1 Quilombolas are residents of Quilombos or places that are reminiscent of Quilombos, which are defined in this article as communities historically rooted in anti-slavery and anti-colonial resistance (Miki, Citation2018).

2 The process of territory recognition for Filipa (CPISP, Citation2020a) and Santa Joana (CPISP, Citation2020b) commenced in 2004, while Santa Rosa dos Pretos commenced in 2008 (CPISP, Citation2020c).

3 Real names are used in instances where participants consented to the use of their first name.

4 This Bissauan organization as one of the key organizers of the 2010 Quilombola trip from Maranhão, Brazil or Cape Verde and Guinea-Bissau.

5 Endangered palm tree variety.

6 Secretaria de Políticas de Promoção da Igualdade Racial (SEPPIR), Ministry of Social Development (MDS), Petrobrás, and the University Foundation of Brasilia (FUBRA).

7 “O Percurso dos Quilombos: de África para o Brasil e o regresso às origens.”

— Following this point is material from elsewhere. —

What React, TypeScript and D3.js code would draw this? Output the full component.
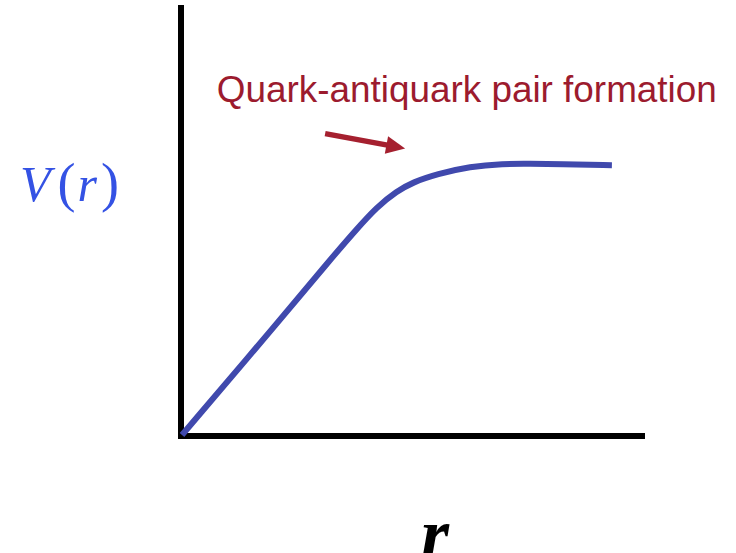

8 An independent community forged in opposition of liturgical reforms enacted in Cape Verde in the 1940s (Júnior, Citation1974).

9 Organizers of Cacheu’s Memorial da Escravatura e do Tráfico Negreiro, which was inaugurated in 2016, recognize the Quilombola visit as one of the catalysts for its development (Caldeira, Citation2016).

10 Some of the concepts described in this section have been further developed by one of this paper’s authors in a different publication (Silva, Citation2020).